Même si Ma part du gâteau est né d'un sentiment de révolte et d'injustice, Cédric Klapisch affirme rester «bêtement optimiste».

«L'être humain a dû traverser bien des épreuves au fil de son histoire et il a toujours survécu, fait-il remarquer. À force, on s'éloigne toujours un peu plus de la barbarie, même si cette barbarie semble vouloir revenir. On ne se rend peut-être pas compte à quel point notre mode de vie a changé depuis 10 ans. Ne serait-ce que par l'apport de l'internet, des téléphones intelligents et de tous les éléments virtuels dont nous dépendons maintenant. Nous vivons une époque très forte, je crois.»

Vive la discussion!

Sorti le printemps dernier en France, où il a attiré près d'un million de spectateurs, Ma part du gâteau a suscité sa bonne part de discussions.

«C'est tout à fait normal avec un sujet social, presque politique, dit l'auteur cinéaste. L'idée était d'ailleurs de faire de la politique de façon plus drôle. Le film a été adoré et détesté à la fois. Il a en outre suscité beaucoup de débats. Cela m'a ravi. Le dénouement du film a été conçu pour provoquer un questionnement plutôt que d'offrir des réponses. Éveiller les gens grâce au débat et au dialogue, cela me plaît bien!»

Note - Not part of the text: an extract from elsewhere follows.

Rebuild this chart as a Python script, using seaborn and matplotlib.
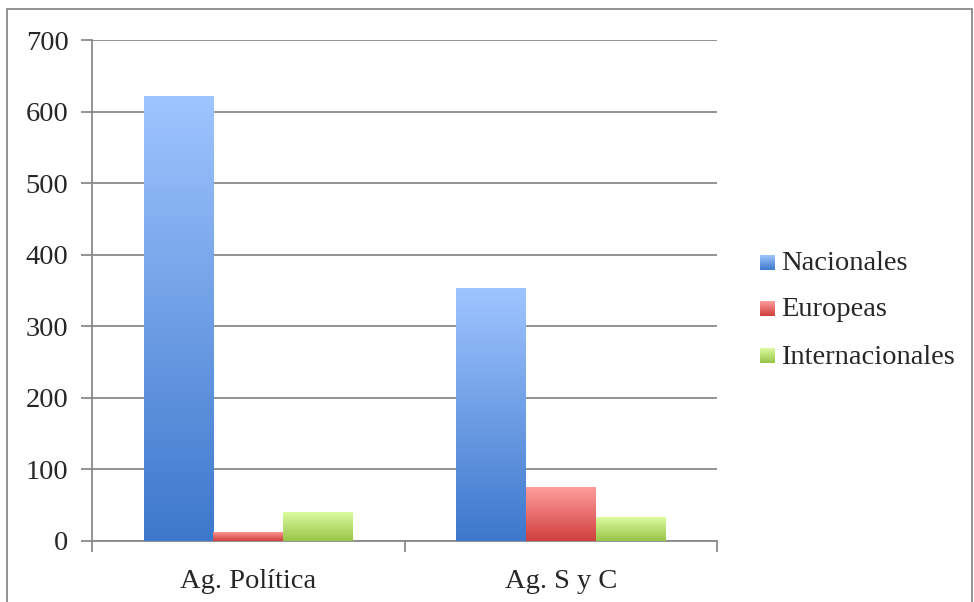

Outre la présentation de Ma part du gâteau, Cinemania propose, avec le concours de la Cinémathèque québécoise, trois longs métrages plus anciens de Cédric Klapisch. Le péril jeune, le film pour lequel il a le plus d'affection, a été projeté hier; Un air de famille sera présenté aujourd'hui à 18h15 à la Cinémathèque québécoise, et Ni pour ni contre (bien au contraire), demain à 18h30, toujours à la Cinémathèque.

Signalons enfin que Cédric Klapisch offrira une leçon de cinéma demain à 15h30 au cinéma Impérial.

Ma part du gâteau est présenté à Cinémania aujourd'hui à 19h15 et lundi à 9h30 au cinéma Impérial. En salle le 11 novembre.